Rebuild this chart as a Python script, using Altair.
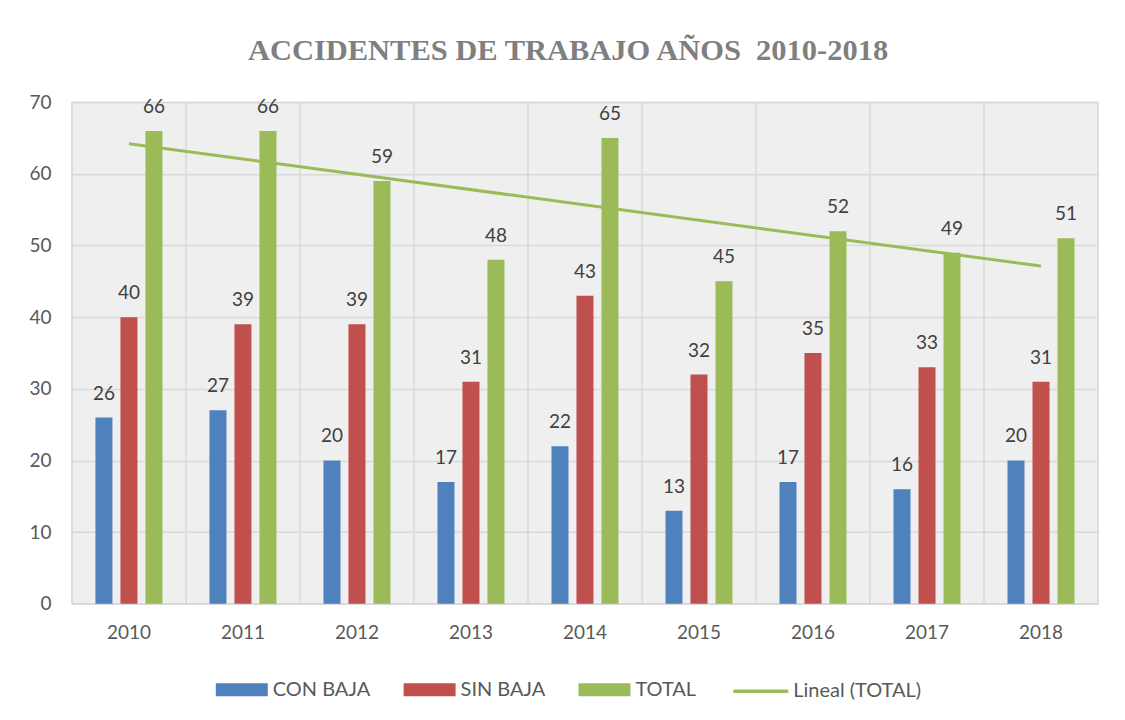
import altair as alt
import pandas as pd

years = ["2010", "2011", "2012", "2013", "2014", "2015", "2016", "2017", "2018"]
con_baja = [26, 27, 20, 17, 22, 13, 17, 16, 20]
sin_baja = [40, 39, 39, 31, 43, 32, 35, 33, 31]
total = [66, 66, 59, 48, 65, 45, 52, 49, 51]
series = ["CON BAJA", "SIN BAJA", "TOTAL"]
colors = ["#4F81BD", "#C0504D", "#9BBB59"]
trend_label = "Lineal (TOTAL)"
y_ticks = [0, 10, 20, 30, 40, 50, 60, 70]
title_text = "ACCIDENTES DE TRABAJO AÑOS\u00a0 2010-2018"

rows = []
for s, vals in zip(series, [con_baja, sin_baja, total]):
    for yr, v in zip(years, vals):
        rows.append({"year": yr, "serie": s, "value": v})
df = pd.DataFrame(rows)
df_total = pd.DataFrame({"yearnum": [int(y) for y in years], "value": total})
df_years = pd.DataFrame({"year": years})

W, H = 1027, 502
FONT = "Lato"
TXT = "#595959"
GRID = "#d9d9d9"

xscale = alt.Scale(domain=years, paddingInner=0, paddingOuter=0)
xaxis = alt.Axis(title=None, labelFontSize=19, labelFont=FONT, labelColor=TXT,
                 labelPadding=20, ticks=False, domain=False, labelAngle=0, grid=False)
yscale = alt.Scale(domain=[0, 70], nice=False)
yaxis = alt.Axis(title=None, values=y_ticks, labelFontSize=19, labelFont=FONT,
                 labelColor=TXT, labelPadding=21, ticks=False, domain=False,
                 grid=True, gridColor=GRID, gridWidth=1.5)

vrules = alt.Chart(df_years).mark_rule(color=GRID, strokeWidth=1.5).encode(
    x=alt.X("year:N", bandPosition=0, scale=xscale, axis=xaxis)
)

xoff = alt.XOffset("serie:N", scale=alt.Scale(domain=series, paddingInner=0.32, paddingOuter=0.94))

bars = alt.Chart(df).mark_bar().encode(
    x=alt.X("year:N", scale=xscale, axis=xaxis),
    xOffset=xoff,
    y=alt.Y("value:Q", scale=yscale, axis=yaxis),
    color=alt.Color(
        "serie:N",
        scale=alt.Scale(domain=series, range=colors),
        legend=alt.Legend(
            orient="none", legendX=144, legendY=562, direction="horizontal", title=None,
            symbolType="M-1,-0.25H1V0.25H-1Z", symbolSize=2704, symbolStrokeWidth=0,
            labelFontSize=20, labelFont=FONT, labelColor=TXT,
            columnPadding=33, labelOffset=5,
        ),
    ),
)

labels = alt.Chart(df).mark_text(dy=-24, baseline="middle", fontSize=19, font=FONT, color="#404040").encode(
    x=alt.X("year:N", scale=xscale, axis=xaxis),
    xOffset=xoff,
    y=alt.Y("value:Q", scale=yscale, axis=yaxis),
    text="value:Q",
)

trend = (
    alt.Chart(df_total)
    .transform_regression("yearnum", "value")
    .transform_calculate(year="toString(datum.yearnum)", serie=f"'{trend_label}'")
    .mark_line(strokeWidth=3)
    .encode(
        x=alt.X("year:N", scale=xscale, axis=xaxis),
        y=alt.Y("value:Q", scale=yscale, axis=yaxis),
        color=alt.Color(
            "serie:N",
            scale=alt.Scale(domain=[trend_label], range=["#9BBB59"]),
            legend=alt.Legend(
                orient="none", legendX=660, legendY=560, direction="horizontal", title=None,
                symbolType="stroke", symbolSize=3025, symbolStrokeWidth=3.5,
                labelFontSize=20, labelFont=FONT, labelColor=TXT, labelOffset=3,
            ),
        ),
    )
)

chart = (
    alt.layer(vrules, bars, trend, labels)
    .resolve_scale(color="independent")
    .properties(
        width=W,
        height=H,
        autosize=alt.AutoSizeParams(type="none"),
        padding={"left": 64, "top": 94, "right": 19, "bottom": 114},
        title=alt.Title(title_text, font="Liberation Serif", fontWeight="bold", fontSize=30.5,
                        color="#7f7f7f", anchor="middle", offset=27, dx=-17),
        background="white",
    )
    .configure_view(stroke=GRID, strokeWidth=1.5, fill="#efefef")
)

chart.save("out.html", embed_options={"renderer": "svg", "actions": False})
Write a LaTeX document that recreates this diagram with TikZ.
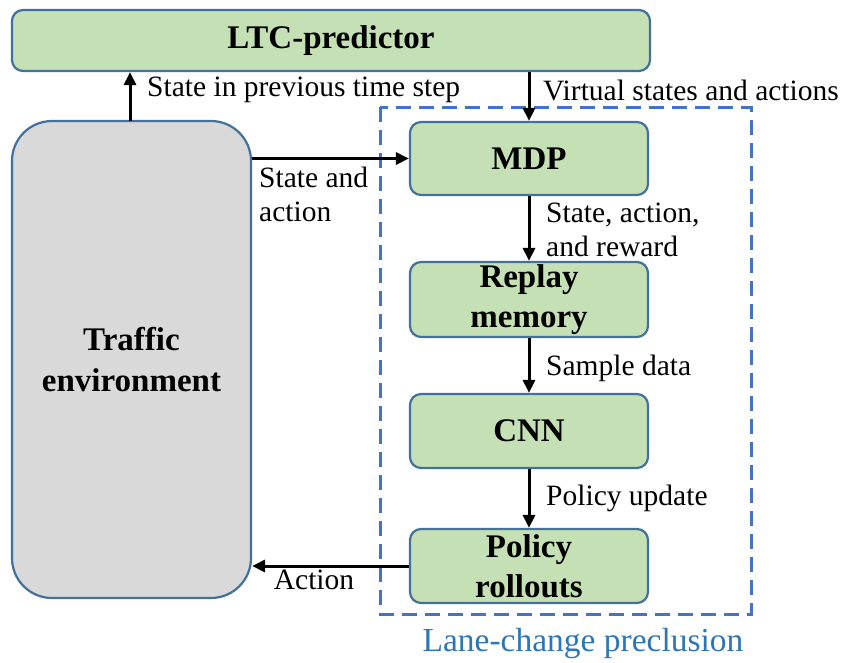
\documentclass[tikz,border=0pt]{standalone}
\usepackage{fontspec}
\setmainfont{Liberation Serif}
\usetikzlibrary{arrows.meta}
\definecolor{boxgreen}{HTML}{C5E0B4}
\definecolor{boxedge}{HTML}{41719C}
\definecolor{envgrey}{HTML}{D9D9D9}
\definecolor{dashblue}{HTML}{4472C4}
\definecolor{lanetext}{HTML}{2E75B6}
\tikzset{
  greenbox/.style={draw=boxedge, line width=2.2pt, fill=boxgreen, rounded corners=11pt,
    minimum width=238pt, minimum height=74pt, inner sep=0pt, align=center,
    font=\fontsize{33}{40}\selectfont\bfseries},
  envbox/.style={draw=boxedge, line width=2.2pt, fill=envgrey, rounded corners=40pt,
    minimum width=239pt, minimum height=477pt, inner sep=0pt, align=center,
    font=\fontsize{33}{41}\selectfont\bfseries},
  flow/.style={line width=3pt, -{Triangle[length=13pt,width=12pt]}},
  lbl/.style={inner sep=0pt, align=left, font=\fontsize{29.5}{34}\selectfont},
  lanebox/.style={draw=dashblue, line width=3pt, dash pattern=on 15pt off 8pt}
}
\begin{document}
\begin{tikzpicture}[x=1pt,y=-1pt]
\useasboundingbox (0,0) rectangle (843,662);
\draw[lanebox] (380,107) rectangle (751,614);
\node[greenbox, minimum width=638pt, minimum height=61pt] (ltc) at (331,40.5) {LTC-predictor};
\node[envbox] (env) at (131.5,359.5) {Traffic\\environment};
\node[greenbox, minimum height=73pt] (mdp) at (529,158.5) {MDP};
\node[greenbox, minimum height=75pt] (rep) at (529,299.5) {Replay\\memory};
\node[greenbox] (cnn) at (529,431) {CNN};
\node[greenbox] (pol) at (529,566) {Policy\\rollouts};
\coordinate (envtop) at (130,121);
\draw[flow] (envtop) -- (envtop |- ltc.south);
\draw[flow] (ltc.south -| mdp.north) -- (mdp.north);
\draw[flow] (env.east |- mdp.west) -- (mdp.west);
\draw[flow] (mdp) -- (rep);
\draw[flow] (rep) -- (cnn);
\draw[flow] (cnn) -- (pol);
\draw[flow] (pol.west) -- (pol.west -| env.east);
\node[lbl, anchor=west] (l1) at (147,90) {State in previous time step};
\node[lbl, anchor=west] (l2) at (543,90) {Virtual states and actions};
\node[lbl, anchor=west] (l3) at (259,194) {State and\\action};
\node[lbl, anchor=west] (l4) at (546,230) {State, action,\\and reward};
\node[lbl, anchor=west] (l5) at (546,368) {Sample data};
\node[lbl, anchor=west] (l6) at (546,498) {Policy update};
\node[lbl] (l7) at (314,580) {Action};
\node[lbl, text=lanetext, font=\fontsize{33.5}{40}\selectfont] (l8) at (583,643) {Lane-change preclusion};
\end{tikzpicture}
\end{document}
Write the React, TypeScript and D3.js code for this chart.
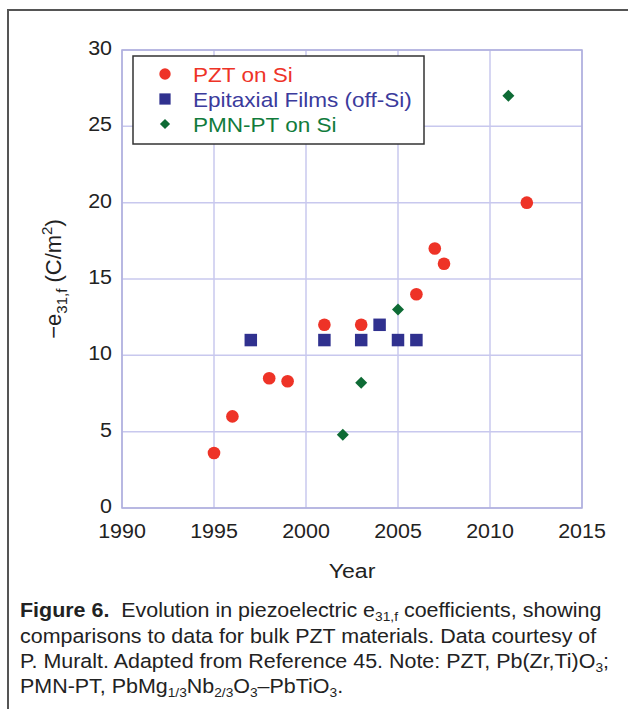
import React from "react";
import * as d3 from "d3";

const xTicks = [1990, 1995, 2000, 2005, 2010, 2015];
const yTicks = [0, 5, 10, 15, 20, 25, 30];

const pztYears = [1995, 1996, 1998, 1999, 2001, 2003, 2006, 2007, 2007.5, 2012];
const pztValues = [3.6, 6, 8.5, 8.3, 12, 12, 14, 17, 16, 20];

const epiYears = [1997, 2001, 2003, 2004, 2005, 2006];
const epiValues = [11, 11, 11, 12, 11, 11];

const pmnYears = [2002, 2003, 2005, 2011];
const pmnValues = [4.8, 8.2, 13, 27];

const seriesNames = ["PZT on Si", "Epitaxial Films (off-Si)", "PMN-PT on Si"];
const seriesColors = ["#ee3327", "#30318f", "#0e6b35"];
const textColors = ["#ee3327", "#3b3b9c", "#117b3c"];

const W = 628;
const H = 709;
const plot = { left: 122, right: 582, top: 50, bottom: 508 };
const SX = 1.1; // the original figure is a little wider than tall
const FONT = "'Liberation Sans', Arial, Helvetica, sans-serif";

function T(props: any) {
  const { x, y, children, sx = SX, ...rest } = props;
  return (
    <text transform={`translate(${x},${y}) scale(${sx},1)`} fontFamily={FONT} fill="#222" {...rest}>
      {children}
    </text>
  );
}

export default function App() {
  const x = d3.scaleLinear().domain([1990, 2015]).range([plot.left, plot.right]);
  const y = d3.scaleLinear().domain([0, 30]).range([plot.bottom, plot.top]);

  const circle = d3.symbol(d3.symbolCircle, 125)();
  const square = d3.symbol(d3.symbolSquare, 156)();
  const diamond = d3.symbol(d3.symbolSquare, 72)();
  const shapes = [circle, square, diamond];
  const rot = [0, 0, 45];

  const series = [
    { xs: pztYears, ys: pztValues },
    { xs: epiYears, ys: epiValues },
    { xs: pmnYears, ys: pmnValues },
  ];

  const grid = "#c8c8ee";
  const sub = { fontSize: 12.5, baselineShift: "-4" };

  return (
    <svg width={W} height={H} style={{ position: "absolute", left: 0, top: 0, background: "#fff" }}>
      {/* figure frame, cropped at the right and bottom */}
      <rect x={8} y={10} width={W + 20} height={H + 20} fill="none" stroke="#555" strokeWidth={2} />

      {/* grid */}
      {xTicks.map((t) => (
        <line key={"gx" + t} x1={x(t)} x2={x(t)} y1={plot.top} y2={plot.bottom} stroke={grid} strokeWidth={1.5} />
      ))}
      {yTicks.map((t) => (
        <line key={"gy" + t} x1={plot.left} x2={plot.right} y1={y(t)} y2={y(t)} stroke={grid} strokeWidth={1.5} />
      ))}
      <rect x={plot.left} y={plot.top} width={plot.right - plot.left} height={plot.bottom - plot.top}
        fill="none" stroke="#aeaedd" strokeWidth={1.5} />

      {/* tick labels */}
      {yTicks.map((t) => (
        <T key={"ty" + t} x={plot.left - 10} y={y(t) + 5} fontSize={19.5} textAnchor="end">{t}</T>
      ))}
      {xTicks.map((t) => (
        <T key={"tx" + t} x={x(t)} y={plot.bottom + 30} fontSize={19.5} textAnchor="middle">{t}</T>
      ))}

      {/* axis titles */}
      <T x={(plot.left + plot.right) / 2} y={578} fontSize={21} textAnchor="middle">Year</T>
      <text transform={`translate(61,${(plot.top + plot.bottom) / 2}) rotate(-90)`} fontFamily={FONT}
        fontSize={22} fill="#222" textAnchor="middle">
        −e<tspan fontSize={15} dy={6}>31,f</tspan>
        <tspan dy={-6}> (C/m</tspan>
        <tspan fontSize={15} dy={-9}>2</tspan>
        <tspan dy={9}>)</tspan>
      </text>

      {/* points */}
      {series.map((s, i) => (
        <g key={"s" + i} fill={seriesColors[i]}>
          {s.xs.map((yr, j) => (
            <path key={j} d={shapes[i]} transform={`translate(${x(yr)},${y(s.ys[j])}) rotate(${rot[i]})`} />
          ))}
        </g>
      ))}

      {/* legend */}
      <rect x={133} y={56} width={291} height={88} fill="#fff" stroke="#333" strokeWidth={1.5} />
      {seriesNames.map((name, i) => (
        <g key={"l" + i}>
          <path d={shapes[i]} fill={seriesColors[i]}
            transform={`translate(165,${74 + i * 25}) rotate(${rot[i]}) scale(${i === 2 ? 0.85 : 0.9})`} />
          <T x={193} y={81.5 + i * 25} fontSize={20.5} fill={textColors[i]}>{name}</T>
        </g>
      ))}

      {/* caption */}
      <T x={20} y={617} fontSize={19.5}>
        <tspan fontWeight="bold">Figure 6.</tspan>
        <tspan>{"\u00a0 Evolution in piezoelectric e"}</tspan>
        <tspan {...sub}>31,f</tspan>
        <tspan> coefficients, showing</tspan>
      </T>
      <T x={20} y={643} fontSize={19.5}>comparisons to data for bulk PZT materials. Data courtesy of</T>
      <T x={20} y={668} fontSize={19.5}>
        P. Muralt. Adapted from Reference 45. Note: PZT, Pb(Zr,Ti)O<tspan {...sub}>3</tspan>;
      </T>
      <T x={20} y={693} fontSize={19.5}>
        PMN-PT, PbMg<tspan {...sub}>1/3</tspan>Nb<tspan {...sub}>2/3</tspan>O<tspan {...sub}>3</tspan>–PbTiO
        <tspan {...sub}>3</tspan>.
      </T>
    </svg>
  );
}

== WRITTEN EXERCISE ==
Word for word, restate the lines beginning with the one that has "Write the React, TypeScript" and ending with the one that has "const epiValues = [11, 11, 11, 12, 11, 11];". Keep both ends and skip any pictures.

== SOLVED EXERCISE ==
Write the React, TypeScript and D3.js code for this chart.
import React from "react";
import * as d3 from "d3";

const xTicks = [1990, 1995, 2000, 2005, 2010, 2015];
const yTicks = [0, 5, 10, 15, 20, 25, 30];

const pztYears = [1995, 1996, 1998, 1999, 2001, 2003, 2006, 2007, 2007.5, 2012];
const pztValues = [3.6, 6, 8.5, 8.3, 12, 12, 14, 17, 16, 20];

const epiYears = [1997, 2001, 2003, 2004, 2005, 2006];
const epiValues = [11, 11, 11, 12, 11, 11];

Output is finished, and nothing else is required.